*Short task:*
Below are entries; repeat exactly, and nothing else, the lines from the one holding "Write the Plotly code for this chart." through the one holding "import plotly.graph_objects as go", inclusive. Leave the pictures out.

◆ ◆ ◆

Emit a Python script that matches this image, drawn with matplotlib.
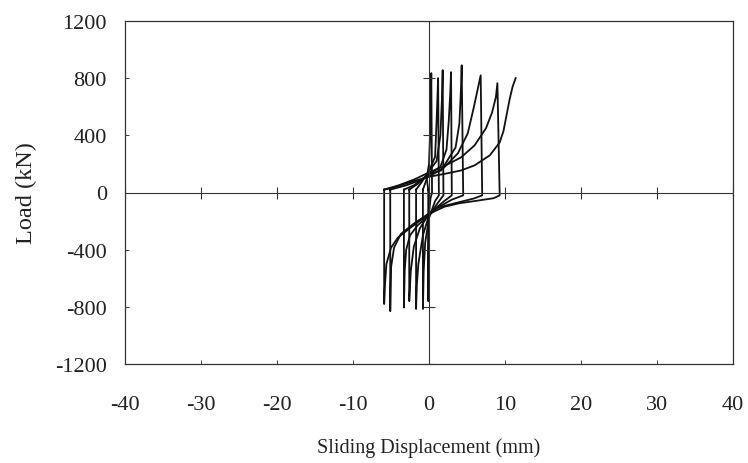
import numpy as np
import matplotlib.pyplot as plt

# axis ticks
x_ticks = [-40, -30, -20, -10, 0, 10, 20, 30, 40]
y_ticks = [-1200, -800, -400, 0, 400, 800, 1200]

# hysteresis cycles: displacement (mm) and load (kN)
disp_cycles = [
    [-0.1, -0.3, 0.0, 0.2, 0.3, 0.4, 0.2, 0.0, -0.05, -0.1, -0.1],
    [-0.8, -0.4, 0.0, 0.8, 1.0, 1.2, 1.3, 0.8, 0.0, -0.5, -0.7, -0.8, -0.8],
    [-1.7, -1.0, 0.0, 1.0, 1.5, 1.7, 1.8, 1.9, 1.2, 0.0, -0.8, -1.4, -1.6, -1.7, -1.7],
    [-2.6, -1.5, 0.0, 1.5, 2.3, 2.6, 2.8, 2.9, 3.0, 2.0, 0.0, -1.2, -2.0, -2.4, -2.6, -2.6],
    [-3.3, -2.0, 0.0, 1.6, 3.5, 4.0, 4.2, 4.3, 4.5, 3.0, 1.0, 0.0, -1.5, -2.5, -3.0, -3.2, -3.3, -3.3],
    [-5.1, -3.0, -1.0, 0.7, 2.0, 3.8, 5.1, 5.9, 6.8, 7.0, 5.9, 3.8, 1.2, -0.1, -2.0, -3.7, -4.6, -5.0, -5.1, -5.1],
    [-5.9, -4.0, -2.0, 0.0, 2.0, 4.2, 6.0, 7.5, 8.3, 8.8, 9.0, 9.3, 8.5, 6.0, 4.0, 2.0, 0.0, -2.4, -4.1, -5.0, -5.6, -5.8, -5.9, -5.9],
    [-5.9, -4.0, -2.0, 0.0, 2.0, 4.2, 6.0, 8.0, 9.3, 9.8, 10.2, 10.6, 11.0, 11.4],
]
load_cycles = [
    [20, 100, 200, 500, 835, 0, -40, -150, -400, -760, 20],
    [20, 80, 150, 250, 500, 800, -20, -60, -180, -350, -550, -815, 20],
    [20, 70, 150, 220, 400, 650, 856, -20, -70, -160, -300, -500, -650, -815, 20],
    [20, 60, 130, 180, 300, 500, 700, 842, -20, -60, -150, -250, -380, -550, -760, 20],
    [20, 50, 130, 154, 316, 484, 716, 890, -20, -50, -110, -160, -230, -300, -400, -550, -805, 20],
    [20, 50, 90, 133, 176, 274, 414, 597, 820, -20, -42, -70, -105, -150, -218, -290, -386, -526, -830, 20],
    [20, 50, 90, 140, 185, 245, 330, 450, 560, 667, 765, -20, -40, -60, -75, -100, -150, -245, -316, -386, -500, -650, -780, 20],
    [20, 45, 80, 110, 130, 154, 190, 260, 350, 430, 540, 650, 740, 800],
]

plt.rcParams['font.family'] = ['Liberation Serif', 'DejaVu Serif']
plt.rcParams['axes.unicode_minus'] = False

fig = plt.figure(figsize=(7.48, 4.64), dpi=100)
ax = fig.add_axes([125 / 748, 1 - 365 / 464, 608 / 748, 343 / 464])

for d, l in zip(disp_cycles, load_cycles):
    ax.plot(d, l, color='#111111', lw=1.3)

# axes through the origin with their own tick marks
ax.axhline(0, color='#333333', lw=0.8)
ax.axvline(0, color='#333333', lw=0.8)
ax.plot(x_ticks, np.zeros(len(x_ticks)), ls='none', marker='|', ms=9,
        mew=0.8, color='#333333')
ax.plot(np.zeros(len(y_ticks)), y_ticks, ls='none', marker='_', ms=9,
        mew=0.8, color='#333333')

ax.set_xlim(-40, 40)
ax.set_ylim(-1200, 1200)
ax.set_xticks(x_ticks)
ax.set_yticks(y_ticks)
ax.tick_params(direction='in', length=3, width=0.6, labelsize=16, colors='#222222')
ax.tick_params(axis='x', pad=22)
ax.tick_params(axis='y', pad=13)
for s in ax.spines.values():
    s.set_linewidth(0.9)
    s.set_color('#333333')

ax.set_xlabel('Sliding Displacement (mm)', fontsize=14.5, color='#222222')
ax.set_ylabel('Load (kN)', fontsize=17.5, color='#222222')
ax.xaxis.set_label_coords(0.5, -0.215)
ax.yaxis.set_label_coords(-0.145, 0.5)

fig.savefig('out.png', dpi=100)
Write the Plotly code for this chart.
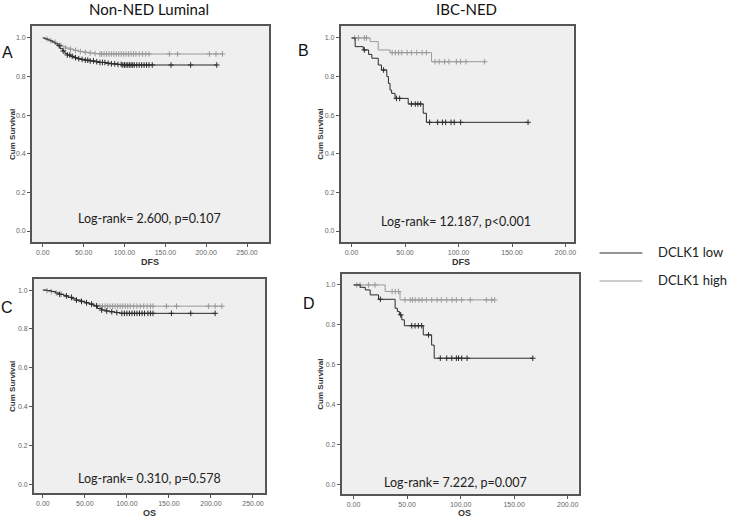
import numpy as np
import plotly.graph_objects as go

# ---------------- data ----------------
# Panel A: Non-NED Luminal, DFS
A_low_t = [0, 3, 6, 9, 12, 15, 18, 21, 24, 27, 30, 34, 38, 42, 47, 52, 58, 64, 70, 77, 84, 92, 97]
A_low_s = [1.0, 0.995, 0.99, 0.985, 0.978, 0.97, 0.96, 0.945, 0.932, 0.92, 0.912, 0.905, 0.898,
           0.893, 0.889, 0.885, 0.881, 0.877, 0.873, 0.869, 0.866, 0.863, 0.86]
A_low_end = 213
A_low_cens = [20, 25, 30, 33, 36, 40, 44, 48, 52, 55, 58, 62, 66, 70, 73, 76, 80, 84, 88, 92, 96, 98,
              100, 102, 104, 106, 108, 110, 112, 115, 118, 121, 124, 127, 130, 134, 157, 181, 213]
A_high_t = [0, 3, 6, 9, 12, 16, 20, 24, 28, 33, 38, 44, 50, 57, 64, 70]
A_high_s = [1.0, 0.995, 0.99, 0.985, 0.978, 0.97, 0.962, 0.955, 0.948, 0.942, 0.936, 0.93, 0.926,
            0.922, 0.919, 0.917]
A_high_end = 220
A_high_cens = [5, 10, 15, 22, 28, 34, 40, 46, 52, 58, 64, 70, 72, 75, 78, 81, 84, 87, 90, 93, 96, 99,
               102, 105, 108, 111, 114, 118, 122, 126, 130, 155, 165, 204, 212, 220]

# Panel B: IBC-NED, DFS
B_low_t = [0, 3.4, 11, 16, 19, 25, 28, 33, 34.5, 36, 37.5, 40.7, 53, 67, 70]
B_low_s = [1.0, 0.955, 0.938, 0.915, 0.895, 0.86, 0.834, 0.80, 0.765, 0.73, 0.713, 0.687, 0.658, 0.61, 0.563]
B_low_end = 165
B_low_cens = [12, 30, 42, 45, 56, 59.6, 62, 64.6, 73, 80.5, 85, 88, 93, 96, 102, 165]
B_high_t = [0, 17.4, 25, 36, 74.8]
B_high_s = [1.0, 0.981, 0.938, 0.924, 0.877]
B_high_end = 124.4
B_high_cens = [3, 6.5, 12, 14, 38, 41, 44, 47, 52, 56, 61, 66, 70, 78, 82, 87, 91, 98, 102, 107, 124.4]

# Panel C: Non-NED Luminal, OS
C_low_t = [0, 5, 10, 15, 20, 25, 30, 35, 40, 45, 50, 55, 60, 65, 70, 75, 80, 86, 92]
C_low_s = [1.0, 0.997, 0.993, 0.985, 0.978, 0.97, 0.962, 0.955, 0.948, 0.942, 0.935, 0.928, 0.918,
           0.905, 0.897, 0.892, 0.888, 0.884, 0.88]
C_low_end = 205
C_low_cens = [20, 28, 34, 40, 46, 52, 58, 64, 70, 76, 82, 88, 94, 97, 100, 103, 106, 109, 112, 115,
              118, 121, 125, 128, 131, 153, 176, 205]
C_high_t = [0, 5, 10, 15, 20, 25, 30, 35, 40, 45, 50, 56, 62, 68]
C_high_s = [1.0, 0.997, 0.992, 0.985, 0.978, 0.97, 0.963, 0.955, 0.948, 0.94, 0.933, 0.926, 0.92, 0.917]
C_high_end = 213
C_high_cens = [5, 10, 16, 22, 28, 34, 40, 46, 52, 58, 64, 68, 71, 74, 77, 80, 83, 86, 89, 92, 95, 98,
               101, 104, 108, 112, 116, 120, 124, 128, 131, 147, 159, 197, 205, 213]

# Panel D: IBC-NED, OS
D_low_t = [0, 6.2, 10.9, 15.5, 23.3, 38.8, 40.9, 42.8, 45, 47.4, 65.1, 72.9, 75.3]
D_low_s = [1.0, 0.988, 0.975, 0.95, 0.928, 0.883, 0.867, 0.85, 0.825, 0.795, 0.749, 0.698, 0.632]
D_low_end = 167.4
D_low_cens = [25, 44, 54.3, 57.4, 60.5, 63.6, 70, 81, 87, 91.7, 96, 98, 101, 106, 167.4]
D_high_t = [0, 29.5, 43.4]
D_high_s = [1.0, 0.967, 0.925]
D_high_end = 131.8
D_high_cens = [3, 6, 14, 20, 36, 39, 42, 48, 53, 55, 57.5, 61, 64, 68, 73, 78, 82, 87, 92, 96, 101,
               109, 124, 129, 131.8]

titles = ["Non-NED Luminal", "IBC-NED"]
panel_letters = ["A", "B", "C", "D"]
x_titles = ["DFS", "DFS", "OS", "OS"]
y_title = "Cum Survival"
logrank_texts = ["Log-rank= 2.600, p=0.107", "Log-rank= 12.187, p<0.001",
                 "Log-rank= 0.310, p=0.578", "Log-rank= 7.222, p=0.007"]
legend_labels = ["DCLK1 low", "DCLK1 high"]
x_ticks_wide = [0, 50, 100, 150, 200, 250]
x_ticks_narrow = [0, 50, 100, 150, 200]
y_ticks = [0.0, 0.2, 0.4, 0.6, 0.8, 1.0]

# ---------------- layout geometry ----------------
W, H = 732, 521
LOW_C = "#2a2a2a"
HIGH_C = "#9a9a9a"

def px(x):
    return x / W

def py(y):
    return 1 - y / H

panels = [
    dict(box=(32, 270, 26, 242), xr=[-13.4, 276.8], yr=[-0.057, 1.062], xt=x_ticks_wide),
    dict(box=(342, 576, 26, 242), xr=[-10.2, 207.6], yr=[-0.057, 1.062], xt=x_ticks_narrow),
    dict(box=(34, 266, 279, 493), xr=[-10.7, 264.2], yr=[-0.046, 1.057], xt=x_ticks_wide),
    dict(box=(343, 581, 274, 494), xr=[-11.2, 210.2], yr=[-0.050, 1.055], xt=x_ticks_narrow),
]

curves = [
    (A_low_t, A_low_s, A_low_end, A_low_cens, A_high_t, A_high_s, A_high_end, A_high_cens),
    (B_low_t, B_low_s, B_low_end, B_low_cens, B_high_t, B_high_s, B_high_end, B_high_cens),
    (C_low_t, C_low_s, C_low_end, C_low_cens, C_high_t, C_high_s, C_high_end, C_high_cens),
    (D_low_t, D_low_s, D_low_end, D_low_cens, D_high_t, D_high_s, D_high_end, D_high_cens),
]


def surv_at(times, surv, t):
    times = np.asarray(times, float)
    surv = np.asarray(surv, float)
    idx = np.searchsorted(times, np.asarray(t, float), side="right") - 1
    return surv[np.clip(idx, 0, len(surv) - 1)]


def ann(x, y, text, font, **kw):
    d = dict(x=px(x), y=py(y), xref="paper", yref="paper", text=text, showarrow=False,
             xanchor="center", yanchor="middle", font=font)
    d.update(kw)
    return d


fig = go.Figure()
layout = dict(
    width=W, height=H, margin=dict(l=0, r=0, t=0, b=0),
    paper_bgcolor="white", plot_bgcolor="#efefef", showlegend=False,
)
annotations = []
shapes = []
tickfont = dict(family="Arial, Liberation Sans", size=7, color="#666")

for i, (p, c) in enumerate(zip(panels, curves)):
    n = "" if i == 0 else str(i + 1)
    xa, ya = "x" + n, "y" + n
    l, r, t, b = p["box"]
    layout["xaxis" + n] = dict(
        domain=[px(l), px(r)], range=p["xr"], anchor=ya, tickvals=p["xt"], tickformat=".2f",
        ticks="outside", ticklen=3, tickcolor="#555", showgrid=False, zeroline=False,
        showline=True, linecolor="#555", linewidth=1.5, mirror=True, tickfont=tickfont,
    )
    layout["yaxis" + n] = dict(
        domain=[py(b), py(t)], range=p["yr"], anchor=xa, tickvals=y_ticks, tickformat=".1f",
        ticks="outside", ticklen=3, tickcolor="#555", showgrid=False, zeroline=False,
        showline=True, linecolor="#555", linewidth=1.5, mirror=True, tickfont=tickfont,
    )
    lt, ls, lend, lc, ht, hs, hend, hc = c
    for (tt, ss, end, cens, col, name) in [
        (ht, hs, hend, hc, HIGH_C, legend_labels[1]),
        (lt, ls, lend, lc, LOW_C, legend_labels[0]),
    ]:
        xs = list(tt) + [end]
        ys = list(ss) + [ss[-1]]
        fig.add_trace(go.Scatter(x=xs, y=ys, mode="lines", line=dict(color=col, width=1, shape="hv"),
                                 xaxis=xa, yaxis=ya, name=name, hoverinfo="skip"))
        fig.add_trace(go.Scatter(x=cens, y=surv_at(tt, ss, cens), mode="markers",
                                 marker=dict(symbol="cross-thin", size=4, line=dict(color=col, width=1)),
                                 xaxis=xa, yaxis=ya, name=name, hoverinfo="skip"))
    cx = (l + r) / 2
    xt_y = 262 if i < 2 else 513
    annotations.append(ann(cx + (0 if i % 2 == 0 else 4), xt_y, "<b>" + x_titles[i] + "</b>",
                           dict(family="Arial, Liberation Sans", size=9, color="#333")))
    yt_x = 12 if i % 2 == 0 else 321
    annotations.append(ann(yt_x, (t + b) / 2, "<b>" + y_title + "</b>",
                           dict(family="Arial, Liberation Sans", size=8, color="#333"), textangle=-90))
    lr_pos = [(150, 218), (458, 221), (150, 478), (457, 482)][i]
    annotations.append(ann(lr_pos[0], lr_pos[1], logrank_texts[i],
                           dict(family="Lato, Open Sans", size=12.5, color="#222")))
    lp = [(8, 52), (305, 50), (7, 307), (310, 303)][i]
    annotations.append(ann(lp[0], lp[1], panel_letters[i],
                           dict(family="Arial, Liberation Sans", size=16, color="#111")))

for txt, x in zip(titles, [150, 468]):
    annotations.append(ann(x, 9, txt, dict(family="Lato, Open Sans", size=15, color="#111")))

for lab, col, yy in [(legend_labels[0], LOW_C, 253), (legend_labels[1], HIGH_C, 281)]:
    shapes.append(dict(type="line", xref="paper", yref="paper", x0=px(602), x1=px(645),
                       y0=py(yy), y1=py(yy), line=dict(color=col, width=1.2)))
    annotations.append(ann(659, yy - 1, lab, dict(family="Lato, Open Sans", size=13, color="#222"),
                           xanchor="left"))

layout["annotations"] = annotations
layout["shapes"] = shapes
fig.update_layout(**layout)
fig.write_html("out.html", config={"displayModeBar": False},
               post_script="document.body.style.margin='0';document.body.style.overflow='hidden';")
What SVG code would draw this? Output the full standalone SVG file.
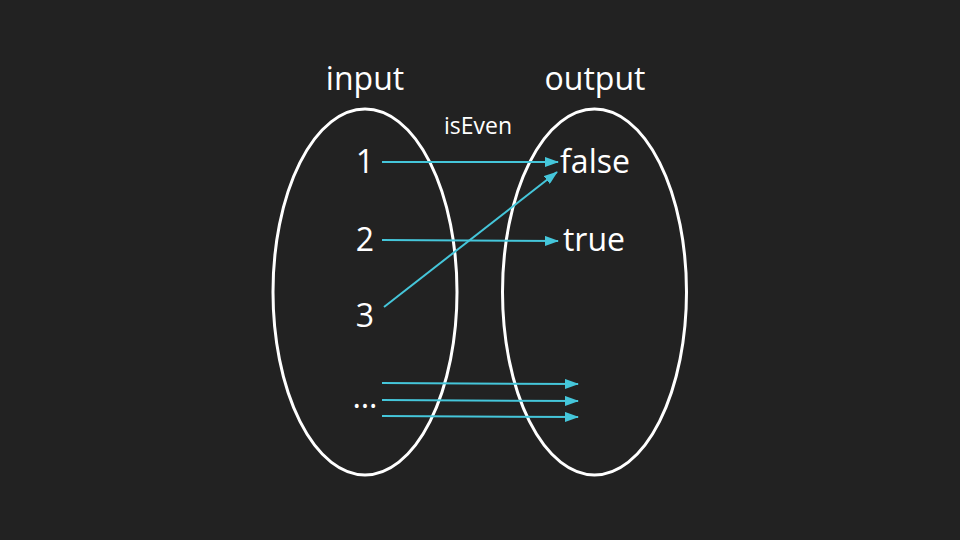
<svg xmlns="http://www.w3.org/2000/svg" width="960" height="540" viewBox="0 0 960 540">
<defs>
<style>
.set{fill:none;stroke:#ffffff;stroke-width:3}
.t{font-family:"Open Sans","Noto Sans",sans-serif;fill:#ffffff;text-anchor:middle}
.big{font-size:32px}
.small{font-size:23px}
.c{stroke:#45c6da;stroke-width:2;fill:none;marker-end:url(#ah)}
</style>
<marker id="ah" viewBox="0 0 14 10" refX="13" refY="5" markerWidth="14" markerHeight="10" markerUnits="userSpaceOnUse" orient="auto">
<path d="M0,0 L14,5 L0,10 Z" fill="#45c6da"/>
</marker>
</defs>
<rect width="960" height="540" fill="#222222"/>
<g id="input-set">
<ellipse class="set" cx="365" cy="292" rx="92" ry="183"/>
<text class="t big" x="365" y="90">input</text>
</g>
<g id="output-set">
<ellipse class="set" cx="594.5" cy="292" rx="92" ry="183"/>
<text class="t big" x="595" y="90">output</text>
</g>
<g id="label-isEven"><text class="t small" x="478" y="134">isEven</text></g>
<g id="n1"><text class="t big" x="365" y="173">1</text></g>
<g id="n2"><text class="t big" x="365" y="251">2</text></g>
<g id="n3"><text class="t big" x="365" y="327">3</text></g>
<g id="ndots"><text class="t big" x="365" y="408">…</text></g>
<g id="nfalse"><text class="t big" x="595" y="173">false</text></g>
<g id="ntrue"><text class="t big" x="594" y="251">true</text></g>
<g id="connectors">
<line class="c" x1="382" y1="162" x2="558" y2="162"/>
<line class="c" x1="382" y1="240" x2="558" y2="241"/>
<line class="c" x1="384" y1="307" x2="557" y2="172"/>
<line class="c" x1="382" y1="383" x2="578" y2="384"/>
<line class="c" x1="382" y1="400" x2="578" y2="401"/>
<line class="c" x1="382" y1="416" x2="578" y2="417"/>
</g>
</svg>
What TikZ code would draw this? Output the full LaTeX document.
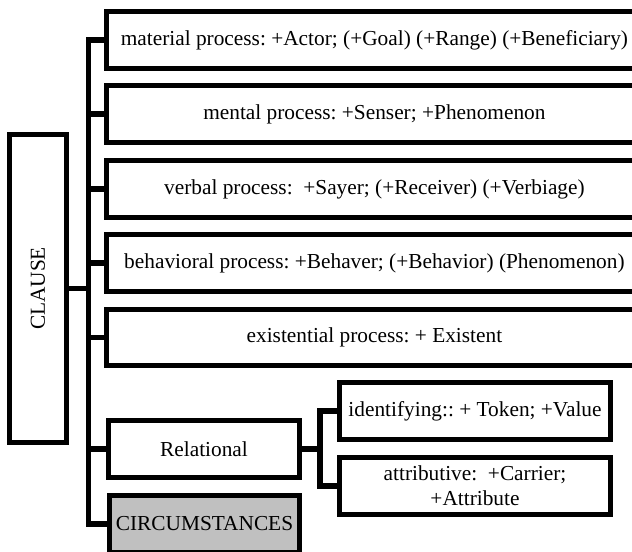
\documentclass[tikz,border=0pt]{standalone}
\usepackage{fontspec}
\setmainfont{Liberation Serif}
\frenchspacing
\definecolor{circgray}{HTML}{C0C0C0}

\begin{document}
\begin{tikzpicture}[x=0.75pt,y=-0.75pt,
    box/.style={draw,line width=4pt,minimum height=42.4pt,inner sep=0pt,align=center,font=\fontsize{16}{19}\selectfont},
    link/.style={line width=4pt}]
        \useasboundingbox (0,0) rectangle (632,552);
        \clip (0,0) rectangle (632,552);

        \coordinate (trunk) at (88.5,0);
        \coordinate (fork) at (320,0);

        \node[box,rotate=90,minimum width=230.6pt] (clause) at (38,288.5) {CLAUSE};

        \foreach \name/\y/\txt in {material/40/{material process: +Actor; (+Goal) (+Range) (+Beneficiary)},
                                   mental/114/{mental process: +Senser; +Phenomenon},
                                   verbal/189/{verbal process:\ \ +Sayer; (+Receiver) (+Verbiage)},
                                   behavioral/263/{behavioral process: +Behaver; (+Behavior) (Phenomenon)},
                                   existential/337.5/{existential process: + Existent}} {
          \node[box,minimum width=402.2pt] (\name) at (374.4,\y) {\txt};
          \draw[link] (\name.west) -- (\name.west -| trunk);
        }

        \node[box,minimum width=142.9pt] (rel) at (204,449) {Relational};
        \node[box,minimum width=142.9pt,fill=circgray] (circ) at (204.5,524) {CIRCUMSTANCES};
        \node[box,minimum width=202.9pt] (ident) at (475,411) {identifying:: + Token; +Value};
        \node[box,minimum width=202.9pt] (attr) at (475,486) {attributive:\ \ +Carrier;\\+Attribute};

        \draw[link] (material.west) -- (material.west -| trunk) -- (circ.west -| trunk) -- (circ.west);
        \draw[link] (clause.south) -- (clause.south -| trunk);
        \draw[link] (rel.west) -- (rel.west -| trunk);
        \draw[link] (rel.east) -- (rel.east -| fork);
        \draw[link] (ident.west) -- (ident.west -| fork) -- (attr.west -| fork) -- (attr.west);
      \end{tikzpicture}
\end{document}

◆ ◆ ◆

*Output of the task:*
Write the Plotly code for this chart.
import numpy as np
import plotly.graph_objects as go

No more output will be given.